Problem to solve >> The lines from the top of the material through the line with "0.00, 0.03, 0.00, 0.00, 0.00]" are to be set down exactly. Leave the pictures out.

Source material >>
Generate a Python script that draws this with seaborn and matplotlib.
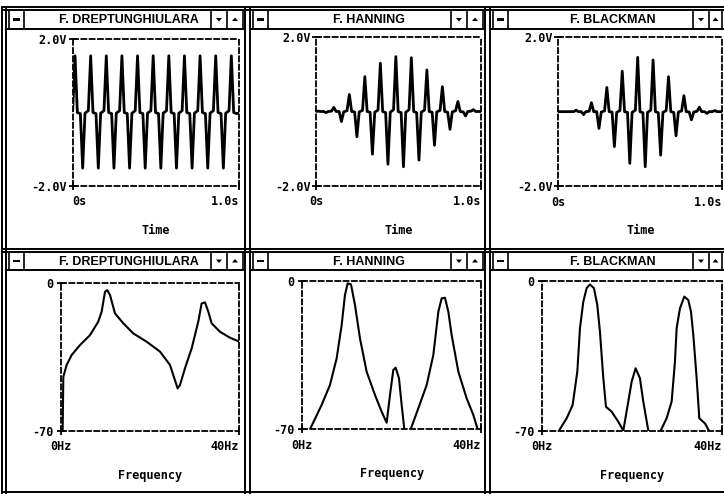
import numpy as np
import pandas as pd
import matplotlib
matplotlib.use("Agg")
import matplotlib.pyplot as plt
from matplotlib.patches import Rectangle, Polygon
import seaborn as sns

# ---------------- data ----------------
titles = ["F. DREPTUNGHIULARA", "F. HANNING", "F. BLACKMAN"]

# time-domain vertices (shared time instants, seconds)
t_time = [
    0.000, 0.014, 0.028, 0.046, 0.060, 0.074,
    0.094, 0.108, 0.122, 0.140, 0.154, 0.168,
    0.188, 0.202, 0.216, 0.234, 0.248, 0.262,
    0.282, 0.296, 0.310, 0.328, 0.342, 0.356,
    0.376, 0.390, 0.404, 0.422, 0.436, 0.450,
    0.470, 0.484, 0.498, 0.516, 0.530, 0.544,
    0.564, 0.578, 0.592, 0.610, 0.624, 0.638,
    0.658, 0.672, 0.686, 0.704, 0.718, 0.732,
    0.752, 0.766, 0.780, 0.798, 0.812, 0.826,
    0.846, 0.860, 0.874, 0.892, 0.906, 0.920,
    0.940, 0.954, 0.968, 0.986, 1.000]

v_rect = [
    0.05, 1.55, 0.00, -0.03, -1.52, -0.02,
    0.05, 1.55, 0.00, -0.03, -1.52, -0.02,
    0.05, 1.55, 0.00, -0.03, -1.52, -0.02,
    0.05, 1.55, 0.00, -0.03, -1.52, -0.02,
    0.05, 1.55, 0.00, -0.03, -1.52, -0.02,
    0.05, 1.55, 0.00, -0.03, -1.52, -0.02,
    0.05, 1.55, 0.00, -0.03, -1.52, -0.02,
    0.05, 1.55, 0.00, -0.03, -1.52, -0.02,
    0.05, 1.55, 0.00, -0.03, -1.52, -0.02,
    0.05, 1.55, 0.00, -0.03, -1.52, -0.02,
    0.05, 1.55, 0.00, -0.03, -0.02]

v_hann = [
    0.00, 0.01, 0.00, 0.00, -0.03, 0.00,
    0.01, 0.11, 0.00, 0.00, -0.27, -0.01,
    0.02, 0.46, 0.00, -0.01, -0.68, -0.01,
    0.03, 0.94, 0.00, -0.02, -1.15, -0.02,
    0.04, 1.30, 0.00, -0.03, -1.42, -0.02,
    0.05, 1.48, 0.00, -0.03, -1.49, -0.02,
    0.05, 1.45, 0.00, -0.03, -1.31, -0.02,
    0.04, 1.12, 0.00, -0.02, -0.91, -0.01,
    0.03, 0.67, 0.00, -0.02, -0.48, -0.01,
    0.02, 0.27, 0.00, -0.01, -0.12, 0.00,
    0.01, 0.05, 0.00, 0.00, 0.00]

v_black = [
    0.00, 0.00, 0.00, 0.00, 0.00, 0.00,
    0.00, 0.04, 0.00, 0.00, -0.08, 0.00,
    0.01, 0.24, 0.00, 0.00, -0.45, -0.01,
    0.02, 0.65, 0.00, -0.01, -0.94, -0.02,
    0.03, 1.09, 0.00, -0.02, -1.39, -0.02,
    0.04, 1.46, 0.00, -0.03, -1.48, -0.02,
    0.04, 1.39, 0.00, -0.03, -1.17, -0.02,
    0.03, 0.94, 0.00, -0.02, -0.65, -0.01,
    0.02, 0.43, 0.00, -0.01, -0.22, -0.01,
    0.01, 0.12, 0.00, 0.00, -0.05, 0.00,
    0.00, 0.03, 0.00, 0.00, 0.00]

# spectra (Hz, dB); NaN = curve below the -70 floor (not drawn)
f_rect = [0.37, 0.52, 1.27, 2.39, 4.26, 6.5, 8.37, 9.12, 9.87, 10.39, 10.99,
          12.11, 13.98, 16.22, 19.21, 22.21, 24.45, 25.42, 26.17, 26.69, 27.81,
          29.31, 30.8, 31.55, 32.3, 33.05, 33.79, 35.66, 37.9, 40.0]
db_rect = [-70, -44.5, -38.9, -34.2, -29.5, -24.8, -18.4, -13.7, -4.3, -3.5, -5.8,
           -14.5, -19.2, -24.0, -27.9, -32.6, -38.9, -45.2, -50.0, -48.4, -40.5,
           -31.1, -18.4, -9.8, -9.3, -13.7, -19.2, -23.2, -26.0, -27.9]

f_hann = [1.72, 4.33, 6.19, 7.69, 8.81, 9.55, 10.15, 10.9, 11.79, 12.91, 14.4,
          16.27, 17.76, 18.88, 19.63, 20.37, 20.9, 21.64, 22.24, 22.84, np.nan,
          24.25, 25.97, 27.84, 29.33, 30.45, 31.19, 31.94, 32.69, 33.43, 34.93,
          36.79, 38.28, 39.25]
db_hann = [-70, -58.5, -49.1, -36.5, -20.8, -6.6, -1.1, -1.6, -11.3, -27.1, -42.8,
           -53.8, -61.7, -66.9, -53.8, -42.0, -40.9, -45.9, -58.5, -70, np.nan,
           -70, -60.1, -49.1, -34.9, -14.5, -8.2, -7.9, -14.5, -25.5, -42.8,
           -55.4, -63.2, -70]

f_black = [3.7, 5.41, 6.74, 7.78, 8.37, 9.11, 9.85, 10.59, 11.48, 12.22, 12.81,
           13.56, 14.15, 15.41, 16.89, 18.0, 19.11, 19.85, 20.74, 21.7, 22.44,
           23.56, np.nan, 26.3, 27.63, 28.74, 29.48, 29.85, 30.59, 31.56, 32.44,
           33.04, 33.56, 34.3, 34.89, 36.15, 37.04]
db_black = [-70, -64.2, -58.0, -42.4, -22.1, -9.7, -3.4, -1.6, -3.4, -11.2, -23.7,
            -45.5, -58.8, -61.1, -65.8, -70, -56.4, -47.1, -40.8, -45.5, -56.4,
            -70, np.nan, -70, -64.2, -56.4, -37.7, -22.1, -12.8, -7.3, -8.9,
            -14.3, -25.3, -45.5, -64.2, -66.6, -70]

time_ticks = [0, 1.0]
time_ticklabels = ["0s", "1.0s"]
volt_ticks = [-2.0, 2.0]
volt_ticklabels = ["-2.0V", "2.0V"]
freq_ticks = [0, 40]
freq_ticklabels = ["0Hz", "40Hz"]
db_ticks = [-70, 0]
db_ticklabels = ["-70", "0"]

# ---------------- figure ----------------
sns.set_theme(style="white")
plt.rcParams['font.family'] = ['DejaVu Sans']

W, H = 724, 494
fig = plt.figure(figsize=(W / 100, H / 100), dpi=100)
fig.patch.set_facecolor("white")
bg = fig.add_axes([0, 0, 1, 1])
bg.set_xlim(0, W)
bg.set_ylim(H, 0)
bg.axis("off")

LW = 1.4


def hline(y, x0, x1, lw=LW):
    bg.plot([x0, x1], [y, y], color="black", lw=lw, solid_capstyle="butt")


def vline(x, y0, y1, lw=LW):
    bg.plot([x, x], [y0, y1], color="black", lw=lw, solid_capstyle="butt")


# window frames
for x in [2, 6, 245, 250, 485, 490]:
    vline(x, 6, 494)
for y in [7, 10, 248.5, 252, 492]:
    hline(y, 2, W)

cols = [  # left, right, box-left, box-right, div1, div2, title centre
    (6, 245, 9, 24, 211, 227, 129),
    (250, 485, 253, 268, 451, 467, 369),
    (490, W, 493, 508, 693, 709, 613),
]
rows = [(10, 29), (252, 270)]
for (yt, yb) in rows:
    ym = (yt + yb) / 2
    for ci, (xl, xr, bl, br, d1, d2, tc) in enumerate(cols):
        hline(yb, xl, xr)
        for x in [bl, br, d1, d2]:
            vline(x, yt, yb, lw=1.2)
        vline(min(xr - 2, W), yt, yb, lw=1.2)
        # "-" system button
        bg.add_patch(Rectangle(((bl + br) / 2 - 3.5, ym - 1.2), 7, 2.4,
                               color="black", lw=0))
        # down / up arrows
        cx = (d1 + d2) / 2
        bg.add_patch(Polygon([[cx - 3, ym - 1.5], [cx + 3, ym - 1.5], [cx, ym + 2]],
                             closed=True, color="black", lw=0))
        cx = (d2 + min(xr - 2, W + 14)) / 2
        bg.add_patch(Polygon([[cx - 3, ym + 1.5], [cx + 3, ym + 1.5], [cx, ym - 2]],
                             closed=True, color="black", lw=0))
        bg.text(tc, ym + 0.5, titles[ci], ha="center", va="center", color="black",
                fontsize=9, fontweight="bold", family=["Liberation Sans", "DejaVu Sans"])


def px_axes(x0, y0, x1, y1):
    return fig.add_axes([x0 / W, 1 - y1 / H, (x1 - x0) / W, (y1 - y0) / H])


MONO = ["DejaVu Sans Mono"]


def style_axes(ax, xticks, xlabels, yticks, ylabels, xlabel, ypad, first_ha="center"):
    for s in ax.spines.values():
        s.set_visible(True)
        s.set_color("black")
        s.set_linewidth(1.3)
        s.set_linestyle((0, (2.8, 1.8)))
    ax.set_facecolor("none")
    ax.set_xticks(xticks, xlabels)
    ax.set_yticks(yticks, ylabels)
    ax.tick_params(axis="both", which="major", bottom=True, left=True,
                   direction="inout", length=6, width=1.3, color="black",
                   labelsize=8.5, labelcolor="black")
    ax.tick_params(axis="x", pad=4)
    ax.tick_params(axis="y", pad=ypad)
    for lab in ax.get_xticklabels() + ax.get_yticklabels():
        lab.set_family(MONO)
        lab.set_fontweight("bold")
    xt = ax.xaxis.get_major_ticks()
    xt[0].label1.set_horizontalalignment(first_ha)
    xt[-1].label1.set_horizontalalignment("right")
    ax.set_xlabel(xlabel, family=MONO, fontweight="bold", fontsize=8.5,
                  labelpad=11, color="black")
    ax.set_ylabel("")
    ax.grid(False)


time_boxes = [(72.7, 39.3, 239, 185.7), (316, 37.3, 481, 185.7), (558.3, 37.3, 722.3, 186)]
freq_boxes = [(61, 282.7, 239.3, 430.7), (302.3, 281, 481, 429.3), (542.3, 281, 722.3, 430.7)]

time_series = [v_rect, v_hann, v_black]
freq_series = [(f_rect, db_rect), (f_hann, db_hann), (f_black, db_black)]

for i in range(3):
    ax = px_axes(*time_boxes[i])
    df = pd.DataFrame({"t": t_time, "v": time_series[i], "seg": 0})
    sns.lineplot(data=df, x="t", y="v", units="seg", estimator=None, color="black",
                 lw=2.0, ax=ax, legend=False, sort=False)
    ax.set_xlim(0, 1.0)
    ax.set_ylim(-2.0, 2.0)
    style_axes(ax, time_ticks, time_ticklabels, volt_ticks, volt_ticklabels, "Time",
               ypad=1, first_ha="left" if i == 0 else "center")

for i in range(3):
    ax = px_axes(*freq_boxes[i])
    f, d = freq_series[i]
    d_arr = np.array(d, dtype=float)
    df = pd.DataFrame({"f": f, "db": d_arr, "seg": np.cumsum(np.isnan(d_arr))}).dropna()
    sns.lineplot(data=df, x="f", y="db", units="seg", estimator=None, color="black",
                 lw=1.5, ax=ax, legend=False, sort=False)
    ax.set_xlim(0, 40)
    ax.set_ylim(-70, 0)
    style_axes(ax, freq_ticks, freq_ticklabels, db_ticks, db_ticklabels, "Frequency",
               ypad=2.5)

fig.savefig("out.png", dpi=100, facecolor="white")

Answer to this problem >>
Generate a Python script that draws this with seaborn and matplotlib.
import numpy as np
import pandas as pd
import matplotlib
matplotlib.use("Agg")
import matplotlib.pyplot as plt
from matplotlib.patches import Rectangle, Polygon
import seaborn as sns

# ---------------- data ----------------
titles = ["F. DREPTUNGHIULARA", "F. HANNING", "F. BLACKMAN"]

# time-domain vertices (shared time instants, seconds)
t_time = [
    0.000, 0.014, 0.028, 0.046, 0.060, 0.074,
    0.094, 0.108, 0.122, 0.140, 0.154, 0.168,
    0.188, 0.202, 0.216, 0.234, 0.248, 0.262,
    0.282, 0.296, 0.310, 0.328, 0.342, 0.356,
    0.376, 0.390, 0.404, 0.422, 0.436, 0.450,
    0.470, 0.484, 0.498, 0.516, 0.530, 0.544,
    0.564, 0.578, 0.592, 0.610, 0.624, 0.638,
    0.658, 0.672, 0.686, 0.704, 0.718, 0.732,
    0.752, 0.766, 0.780, 0.798, 0.812, 0.826,
    0.846, 0.860, 0.874, 0.892, 0.906, 0.920,
    0.940, 0.954, 0.968, 0.986, 1.000]

v_rect = [
    0.05, 1.55, 0.00, -0.03, -1.52, -0.02,
    0.05, 1.55, 0.00, -0.03, -1.52, -0.02,
    0.05, 1.55, 0.00, -0.03, -1.52, -0.02,
    0.05, 1.55, 0.00, -0.03, -1.52, -0.02,
    0.05, 1.55, 0.00, -0.03, -1.52, -0.02,
    0.05, 1.55, 0.00, -0.03, -1.52, -0.02,
    0.05, 1.55, 0.00, -0.03, -1.52, -0.02,
    0.05, 1.55, 0.00, -0.03, -1.52, -0.02,
    0.05, 1.55, 0.00, -0.03, -1.52, -0.02,
    0.05, 1.55, 0.00, -0.03, -1.52, -0.02,
    0.05, 1.55, 0.00, -0.03, -0.02]

v_hann = [
    0.00, 0.01, 0.00, 0.00, -0.03, 0.00,
    0.01, 0.11, 0.00, 0.00, -0.27, -0.01,
    0.02, 0.46, 0.00, -0.01, -0.68, -0.01,
    0.03, 0.94, 0.00, -0.02, -1.15, -0.02,
    0.04, 1.30, 0.00, -0.03, -1.42, -0.02,
    0.05, 1.48, 0.00, -0.03, -1.49, -0.02,
    0.05, 1.45, 0.00, -0.03, -1.31, -0.02,
    0.04, 1.12, 0.00, -0.02, -0.91, -0.01,
    0.03, 0.67, 0.00, -0.02, -0.48, -0.01,
    0.02, 0.27, 0.00, -0.01, -0.12, 0.00,
    0.01, 0.05, 0.00, 0.00, 0.00]

v_black = [
    0.00, 0.00, 0.00, 0.00, 0.00, 0.00,
    0.00, 0.04, 0.00, 0.00, -0.08, 0.00,
    0.01, 0.24, 0.00, 0.00, -0.45, -0.01,
    0.02, 0.65, 0.00, -0.01, -0.94, -0.02,
    0.03, 1.09, 0.00, -0.02, -1.39, -0.02,
    0.04, 1.46, 0.00, -0.03, -1.48, -0.02,
    0.04, 1.39, 0.00, -0.03, -1.17, -0.02,
    0.03, 0.94, 0.00, -0.02, -0.65, -0.01,
    0.02, 0.43, 0.00, -0.01, -0.22, -0.01,
    0.01, 0.12, 0.00, 0.00, -0.05, 0.00,
    0.00, 0.03, 0.00, 0.00, 0.00]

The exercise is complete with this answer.